Opt-Lamp — Synthesized examples for the neurons responsible for the classes Lamp, Vase and Stool respectively.

Opt-Vase — Synthesized examples for the neurons responsible for the classes Lamp, Vase and Stool respectively.

Unfortunately, one of the limitations of this approach is that not all the visualizations produced are interpretable. In fact, as can be seen from the optimization for the class airplane, what we obtain is something that possibly resembles an airplane (as can be inferred by the two wings we obtain at the end of the optimization), but is not clear as the previous classes. This behaviour is due to the fact that, in general, a neuron can be activated in different directions, and each direction can lead to different parts of the point cloud. To overcome this problem, all the possible directions needs to be investigated but given the high number of neurons that compose a network and considering the infinite directions, it is a hard task to perform as well as time-consuming.

Opt-Airplane — Synthesized example for the neuron responsible for the classes Airplane.

Conclusions

To sum up, in this work we have exhibited an explanation approach working with neural networks dealing with 3D data, in particular with 3D point clouds. Moreover, To make the approach work in this context, we have also proposed a new way to learn a prior leveraging a generative framework named 3D Adversarial AutoEncoder in order to inject some prior for the structure of the synthesised point cloud.

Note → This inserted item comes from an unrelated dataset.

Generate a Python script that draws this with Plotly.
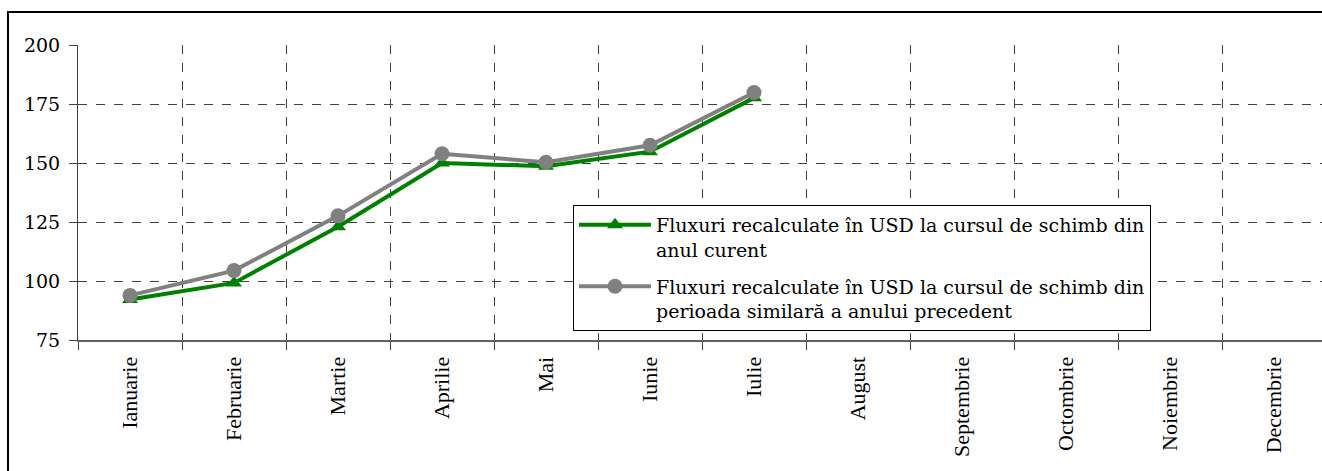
import plotly.graph_objects as go

months = ["Ianuarie", "Februarie", "Martie", "Aprilie", "Mai", "Iunie", "Iulie",
          "August", "Septembrie", "Octombrie", "Noiembrie", "Decembrie"]
curent = [92.2, 99.2, 123.0, 150.0, 148.6, 154.8, 177.6]
precedent = [93.9, 104.4, 127.6, 153.9, 150.3, 157.5, 179.9]
name_curent = "Fluxuri recalculate în USD la cursul de schimb din<br>anul curent"
name_precedent = "Fluxuri recalculate în USD la cursul de schimb din<br>perioada similară a anului precedent"
yticks = [75, 100, 125, 150, 175, 200]

FONT = "DejaVu Serif, Liberation Serif, serif"
XFONT = "Liberation Serif, Times New Roman, serif"
FS = 19

fig = go.Figure()
fig.add_trace(go.Scatter(
    x=months[:len(curent)], y=curent, name=name_curent, mode="lines+markers",
    legendgroup="a",
    line=dict(color="#008000", width=4),
    marker=dict(symbol="triangle-up", size=14, color="#008000"),
))
fig.add_trace(go.Scatter(
    x=months[:len(precedent)], y=precedent, name=name_precedent, mode="lines+markers",
    legendgroup="b",
    line=dict(color="#808080", width=4),
    marker=dict(symbol="circle", size=15, color="#808080"),
))

L, R, T, B = 78, 0, 45, 131
W, H = 1322, 471
pw = W - L - R
ph = H - T - B
cat_px = 104.0

fig.update_layout(
    width=W, height=H,
    margin=dict(l=L, r=R, t=T, b=B, pad=0),
    paper_bgcolor="white", plot_bgcolor="white",
    font=dict(family=FONT, size=FS, color="black"),
    showlegend=True,
    legend=dict(
        x=(573 - L) / pw, y=(340 - 205) / ph, xanchor="left", yanchor="top",
        bgcolor="white", bordercolor="black", borderwidth=1,
        font=dict(family=FONT, size=FS, color="black"),
        valign="top", itemwidth=72, tracegroupgap=9,
    ),
    xaxis=dict(
        type="category", categoryorder="array", categoryarray=months,
        tickvals=months, ticktext=months,
        range=[-0.5, -0.5 + pw / cat_px],
        tickson="boundaries", ticks="outside", ticklen=8, tickcolor="#404040",
        showgrid=True, gridcolor="#404040", griddash="dash", gridwidth=1,
        showline=True, linecolor="#606060", linewidth=2,
        tickangle=-90, tickfont=dict(family=XFONT, size=22, color="black"),
        ticklabelstandoff=6,
        zeroline=False, fixedrange=True,
    ),
    yaxis=dict(
        range=[75, 200], tickvals=yticks,
        ticks="outside", ticklen=8, tickcolor="#404040",
        showgrid=True, gridcolor="#404040", griddash="dash", gridwidth=1,
        showline=True, linecolor="#404040", linewidth=1,
        tickfont=dict(family=FONT, size=FS, color="black"),
        ticklabelstandoff=5,
        zeroline=False, fixedrange=True,
    ),
    shapes=[dict(
        type="rect", xref="paper", yref="paper",
        x0=(8 - L) / pw, x1=1.02, y0=-(B + 10) / ph, y1=(340 - 12) / ph,
        line=dict(color="black", width=2), fillcolor="rgba(0,0,0,0)", layer="above",
    )],
)

fig.write_html("out.html", config={"displayModeBar": False},
               post_script="document.body.style.margin='0';document.body.style.overflow='hidden';")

Finally, since Explainability of models dealing with non-Euclidean data is still a poorly investigated field, this work can be considered as a starting point for ongoing research in this direction, and for this reason, it can be extended in several ways:

excite different neurons in the middle layers of the models to have more insights into the hidden features the network has learned, but we have also to come out with a reasonable way to represent high-dimensionality data in a 3D space.
design novel approaches to learn a prior that is as general as possible and that can be used equally to diverse architectures without the need to train it from scratch every time.